Oklahoma Republican Sen. Jim Inhofe appeared irritated by Paul’s filibuster, because it forced South Dakota Republican Sen. Mike Rounds, a freshman, to cancel his maiden floor speech.
“I went over there, because Sen. Mike Rounds was supposed to give his maiden speech at 5 ‘o clock and he had already primed all the media,” Inhofe told TheDC, noting how long Rounds has waited to get into the floor schedule. “Of course he can’t do it now. It’s just a discourteous thing to be doing.”
Rounds was previously scheduled to introduce the bipartisan RESTORE Resolution, which aims at permanently ending agency overregulation, but Paul’s filibuster canceled Round’s speech.
A bipartisan letter of 60 house members sent a letter to Senate leadership criticizing the changes made to the USA Freedom Act bill that was passed in the House last week.
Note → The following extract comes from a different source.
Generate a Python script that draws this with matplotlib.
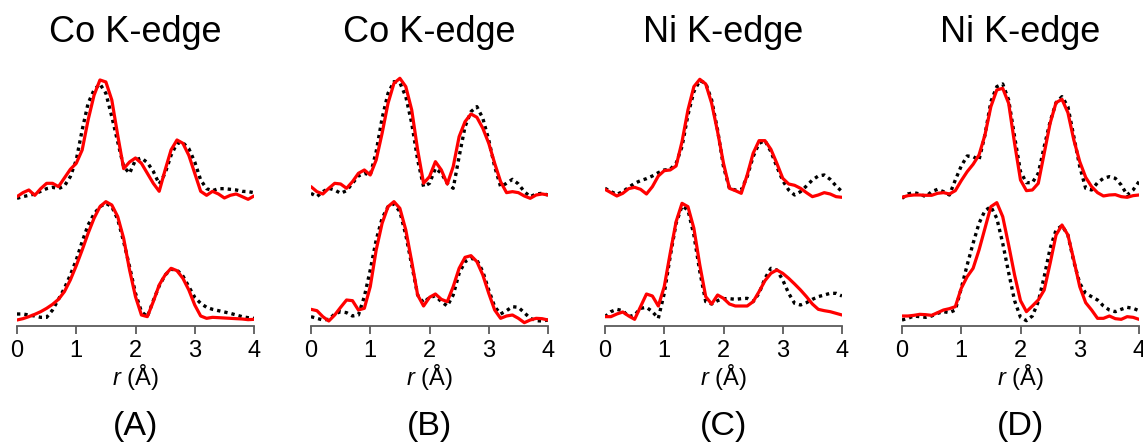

Georgia Democratic Rep. John Lewis was one of 29 Democrats to sign the letter. He told TheDC, “Well I just think it’s the right thing to do. We went through [government surveillance] during the height of the civil rights movement with the federal government spying on many of us, and I don’t like the invasion of privacy.”
Maryland Democratic Rep. Chris Van Hollen, another co-signer, agreed, telling TheDC “I think the bill that passed the House needed some changes and that was the gist of it. I think Democrats are standing on principle on this issue.”
House Homeland Security Committee Chairman Michael McCaul wished that the Senate would just pass the same bill approved by the lower chamber “with overwhelming bipartisan support.”
“It’s unfortunate that our leadership is not on the same page on this one,” he said adding, “Obviously, we passed a different bill than what McConnell is pushing for, and I think you’re probably going to see a filibuster now, and I think at the end of the day, they’ll end up passing our bill, which I think would have been a better strategy in the first place.”
Paul made reassurances that his relationship with McConnell is not damaged, however. “We have a good relationship. We are friends. We disagree on this issue, and I’m able to take disagreement. We have disagreements in our caucus all the time. I don’t think this will hurt our friendship,” he told TheDC as he left the Capitol for the night.